SET PROBLEM » Exactly reproduce the lines that run from the one containing "What Apache ECharts" through the one containing "['0', '200', '400', '600', '800', '1000', '1200'];", ends included, with no pictures.

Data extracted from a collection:
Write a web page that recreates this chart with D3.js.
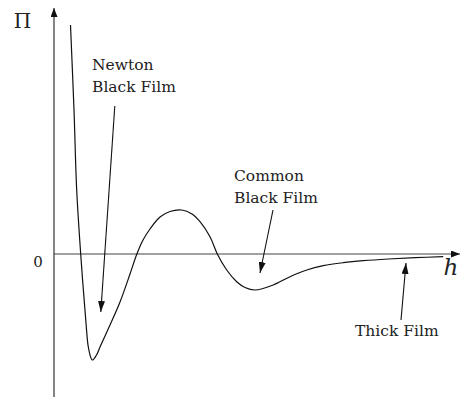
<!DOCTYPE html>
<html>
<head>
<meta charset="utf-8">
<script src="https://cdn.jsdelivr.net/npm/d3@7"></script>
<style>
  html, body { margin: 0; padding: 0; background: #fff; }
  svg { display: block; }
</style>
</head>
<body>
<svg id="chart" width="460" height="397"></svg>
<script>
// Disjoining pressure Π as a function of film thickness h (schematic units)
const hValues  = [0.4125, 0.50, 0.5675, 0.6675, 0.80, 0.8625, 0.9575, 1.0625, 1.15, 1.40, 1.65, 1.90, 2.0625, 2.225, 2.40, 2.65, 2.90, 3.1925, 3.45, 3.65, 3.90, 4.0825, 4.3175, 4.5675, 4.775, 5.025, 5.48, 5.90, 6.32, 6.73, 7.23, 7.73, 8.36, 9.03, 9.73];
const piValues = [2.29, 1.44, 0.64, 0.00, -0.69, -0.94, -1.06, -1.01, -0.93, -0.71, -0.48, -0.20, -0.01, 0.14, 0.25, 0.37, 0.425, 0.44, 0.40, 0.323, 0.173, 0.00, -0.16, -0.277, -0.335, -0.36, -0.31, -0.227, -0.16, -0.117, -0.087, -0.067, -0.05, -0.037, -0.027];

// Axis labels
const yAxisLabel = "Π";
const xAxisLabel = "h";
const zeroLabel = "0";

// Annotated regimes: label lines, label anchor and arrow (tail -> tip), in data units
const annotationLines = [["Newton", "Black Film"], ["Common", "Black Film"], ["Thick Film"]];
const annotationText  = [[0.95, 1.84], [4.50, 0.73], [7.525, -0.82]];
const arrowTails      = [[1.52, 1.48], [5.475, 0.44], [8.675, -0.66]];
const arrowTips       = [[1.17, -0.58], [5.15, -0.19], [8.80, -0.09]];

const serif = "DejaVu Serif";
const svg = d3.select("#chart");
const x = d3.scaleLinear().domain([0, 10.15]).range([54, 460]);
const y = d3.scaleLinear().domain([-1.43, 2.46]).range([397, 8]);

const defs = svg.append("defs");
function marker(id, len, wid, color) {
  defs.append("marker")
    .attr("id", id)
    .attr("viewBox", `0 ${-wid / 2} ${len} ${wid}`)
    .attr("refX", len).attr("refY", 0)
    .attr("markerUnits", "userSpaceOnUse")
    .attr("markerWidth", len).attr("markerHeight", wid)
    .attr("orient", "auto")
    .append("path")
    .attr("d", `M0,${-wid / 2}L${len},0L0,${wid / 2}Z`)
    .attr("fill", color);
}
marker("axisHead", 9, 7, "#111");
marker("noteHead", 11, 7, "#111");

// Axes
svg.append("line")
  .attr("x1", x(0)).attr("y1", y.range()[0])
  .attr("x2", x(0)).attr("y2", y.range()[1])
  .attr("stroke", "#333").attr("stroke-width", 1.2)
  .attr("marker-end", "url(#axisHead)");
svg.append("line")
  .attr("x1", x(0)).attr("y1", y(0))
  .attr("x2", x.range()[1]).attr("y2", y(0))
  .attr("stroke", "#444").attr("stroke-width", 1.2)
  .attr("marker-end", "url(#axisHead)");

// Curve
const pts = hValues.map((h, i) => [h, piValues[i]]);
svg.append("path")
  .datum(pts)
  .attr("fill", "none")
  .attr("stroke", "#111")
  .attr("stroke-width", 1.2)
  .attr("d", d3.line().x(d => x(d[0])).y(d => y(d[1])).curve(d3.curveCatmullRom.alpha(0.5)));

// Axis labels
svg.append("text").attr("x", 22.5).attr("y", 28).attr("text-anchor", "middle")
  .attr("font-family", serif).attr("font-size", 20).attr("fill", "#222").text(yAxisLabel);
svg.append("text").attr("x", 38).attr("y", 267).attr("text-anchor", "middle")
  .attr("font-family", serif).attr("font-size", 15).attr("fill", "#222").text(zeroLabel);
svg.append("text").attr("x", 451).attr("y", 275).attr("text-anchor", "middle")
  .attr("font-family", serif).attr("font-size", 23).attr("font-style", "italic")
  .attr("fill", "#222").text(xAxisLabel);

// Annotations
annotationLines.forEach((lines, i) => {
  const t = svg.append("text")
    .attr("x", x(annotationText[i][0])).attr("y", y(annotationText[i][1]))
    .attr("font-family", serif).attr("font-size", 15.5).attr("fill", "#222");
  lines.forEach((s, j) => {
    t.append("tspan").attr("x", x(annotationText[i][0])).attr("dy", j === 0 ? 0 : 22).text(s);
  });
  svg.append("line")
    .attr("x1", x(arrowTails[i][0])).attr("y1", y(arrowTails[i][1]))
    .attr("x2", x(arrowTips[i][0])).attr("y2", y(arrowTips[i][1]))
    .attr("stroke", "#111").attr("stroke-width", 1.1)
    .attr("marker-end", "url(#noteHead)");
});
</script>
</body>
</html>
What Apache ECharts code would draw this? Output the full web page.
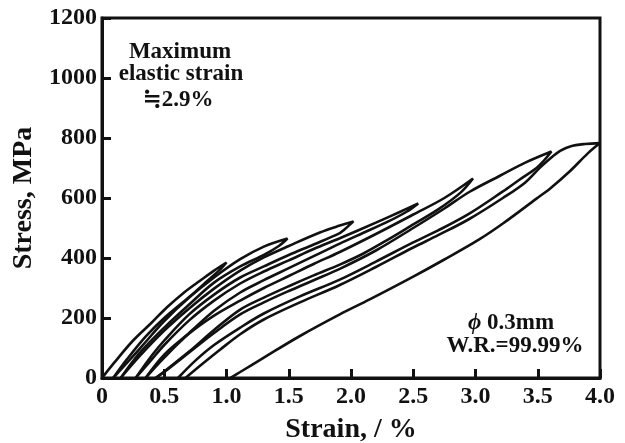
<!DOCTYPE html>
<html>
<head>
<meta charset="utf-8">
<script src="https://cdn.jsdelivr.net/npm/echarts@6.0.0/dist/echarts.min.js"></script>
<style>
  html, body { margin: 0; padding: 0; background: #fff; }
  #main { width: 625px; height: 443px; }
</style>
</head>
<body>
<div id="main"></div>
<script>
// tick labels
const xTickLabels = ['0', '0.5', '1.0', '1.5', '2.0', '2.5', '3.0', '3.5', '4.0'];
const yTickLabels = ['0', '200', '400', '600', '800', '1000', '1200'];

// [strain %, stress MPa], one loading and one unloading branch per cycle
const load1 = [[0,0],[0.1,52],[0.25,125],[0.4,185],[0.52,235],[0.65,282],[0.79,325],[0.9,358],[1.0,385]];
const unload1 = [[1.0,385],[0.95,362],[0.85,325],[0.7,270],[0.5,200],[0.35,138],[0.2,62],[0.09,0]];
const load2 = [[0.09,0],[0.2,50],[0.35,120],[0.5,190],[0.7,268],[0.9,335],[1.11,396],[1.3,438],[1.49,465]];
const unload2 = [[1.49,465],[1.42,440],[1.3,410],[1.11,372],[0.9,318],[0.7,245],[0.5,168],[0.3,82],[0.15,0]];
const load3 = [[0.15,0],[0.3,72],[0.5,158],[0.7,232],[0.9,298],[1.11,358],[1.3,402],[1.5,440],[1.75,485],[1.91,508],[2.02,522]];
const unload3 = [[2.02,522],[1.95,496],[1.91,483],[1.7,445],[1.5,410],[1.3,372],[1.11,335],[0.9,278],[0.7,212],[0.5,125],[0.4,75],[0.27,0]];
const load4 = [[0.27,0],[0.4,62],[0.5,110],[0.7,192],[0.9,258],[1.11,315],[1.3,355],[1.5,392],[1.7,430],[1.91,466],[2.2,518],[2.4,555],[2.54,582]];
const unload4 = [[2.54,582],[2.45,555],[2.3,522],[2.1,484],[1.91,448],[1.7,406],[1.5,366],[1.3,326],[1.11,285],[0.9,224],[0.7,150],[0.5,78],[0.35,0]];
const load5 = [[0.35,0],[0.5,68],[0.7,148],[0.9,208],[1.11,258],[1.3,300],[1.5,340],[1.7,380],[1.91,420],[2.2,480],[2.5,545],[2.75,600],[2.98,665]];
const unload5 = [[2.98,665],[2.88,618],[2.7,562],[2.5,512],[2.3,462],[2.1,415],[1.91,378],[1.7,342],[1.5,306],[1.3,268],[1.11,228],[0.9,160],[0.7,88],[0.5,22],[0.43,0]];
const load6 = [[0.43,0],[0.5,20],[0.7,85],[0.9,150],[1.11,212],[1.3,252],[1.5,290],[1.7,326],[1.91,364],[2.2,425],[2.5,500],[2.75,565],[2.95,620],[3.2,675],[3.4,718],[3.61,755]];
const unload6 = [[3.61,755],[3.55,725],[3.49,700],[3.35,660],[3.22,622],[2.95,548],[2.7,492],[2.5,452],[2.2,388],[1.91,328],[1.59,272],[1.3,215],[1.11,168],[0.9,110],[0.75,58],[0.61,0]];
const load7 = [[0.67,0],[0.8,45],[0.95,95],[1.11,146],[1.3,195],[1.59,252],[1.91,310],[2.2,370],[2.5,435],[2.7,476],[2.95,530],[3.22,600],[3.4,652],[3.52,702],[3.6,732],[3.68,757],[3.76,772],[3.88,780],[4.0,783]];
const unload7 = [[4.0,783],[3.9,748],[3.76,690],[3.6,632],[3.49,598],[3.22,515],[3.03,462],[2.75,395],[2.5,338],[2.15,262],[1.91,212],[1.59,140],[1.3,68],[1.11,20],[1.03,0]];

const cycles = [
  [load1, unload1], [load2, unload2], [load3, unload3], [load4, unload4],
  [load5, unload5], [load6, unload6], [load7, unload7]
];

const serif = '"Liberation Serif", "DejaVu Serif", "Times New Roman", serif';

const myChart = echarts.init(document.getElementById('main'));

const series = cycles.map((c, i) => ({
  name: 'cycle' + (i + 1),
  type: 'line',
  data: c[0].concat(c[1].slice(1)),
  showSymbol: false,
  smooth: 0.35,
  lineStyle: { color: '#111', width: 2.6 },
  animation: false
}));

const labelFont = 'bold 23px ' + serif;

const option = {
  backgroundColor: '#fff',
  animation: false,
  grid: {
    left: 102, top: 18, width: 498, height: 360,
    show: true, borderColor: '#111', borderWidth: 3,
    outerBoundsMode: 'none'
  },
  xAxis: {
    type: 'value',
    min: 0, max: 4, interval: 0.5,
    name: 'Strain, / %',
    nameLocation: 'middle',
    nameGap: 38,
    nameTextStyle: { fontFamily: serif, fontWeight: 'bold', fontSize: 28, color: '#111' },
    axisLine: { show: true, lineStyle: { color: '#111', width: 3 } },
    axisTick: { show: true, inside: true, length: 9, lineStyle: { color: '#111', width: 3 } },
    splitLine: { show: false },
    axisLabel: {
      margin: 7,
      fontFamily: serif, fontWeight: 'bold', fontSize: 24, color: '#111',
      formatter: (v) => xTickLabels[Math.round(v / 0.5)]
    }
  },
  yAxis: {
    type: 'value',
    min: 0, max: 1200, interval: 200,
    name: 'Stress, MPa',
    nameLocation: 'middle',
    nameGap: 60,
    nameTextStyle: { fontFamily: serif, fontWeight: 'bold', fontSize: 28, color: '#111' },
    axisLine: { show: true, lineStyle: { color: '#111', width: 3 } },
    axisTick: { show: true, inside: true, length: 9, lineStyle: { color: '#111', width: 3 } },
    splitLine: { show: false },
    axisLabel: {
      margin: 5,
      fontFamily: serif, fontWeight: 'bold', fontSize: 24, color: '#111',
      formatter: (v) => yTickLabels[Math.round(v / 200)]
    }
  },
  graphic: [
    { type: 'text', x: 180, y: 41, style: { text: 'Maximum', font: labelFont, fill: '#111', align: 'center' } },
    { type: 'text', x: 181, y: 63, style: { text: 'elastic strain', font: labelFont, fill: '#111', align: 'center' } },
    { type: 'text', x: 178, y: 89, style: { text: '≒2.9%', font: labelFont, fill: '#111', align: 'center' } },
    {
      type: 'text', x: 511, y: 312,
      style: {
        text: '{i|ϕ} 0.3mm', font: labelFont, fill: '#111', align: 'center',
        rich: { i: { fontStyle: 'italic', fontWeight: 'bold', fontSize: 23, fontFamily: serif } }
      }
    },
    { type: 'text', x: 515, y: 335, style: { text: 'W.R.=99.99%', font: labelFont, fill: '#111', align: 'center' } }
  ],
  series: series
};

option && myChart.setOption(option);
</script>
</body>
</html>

OUTPUT BELOW »
What Apache ECharts code would draw this? Output the full web page.
<!DOCTYPE html>
<html>
<head>
<meta charset="utf-8">
<script src="https://cdn.jsdelivr.net/npm/echarts@6.0.0/dist/echarts.min.js"></script>
<style>
  html, body { margin: 0; padding: 0; background: #fff; }
  #main { width: 625px; height: 443px; }
</style>
</head>
<body>
<div id="main"></div>
<script>
// tick labels
const xTickLabels = ['0', '0.5', '1.0', '1.5', '2.0', '2.5', '3.0', '3.5', '4.0'];
const yTickLabels = ['0', '200', '400', '600', '800', '1000', '1200'];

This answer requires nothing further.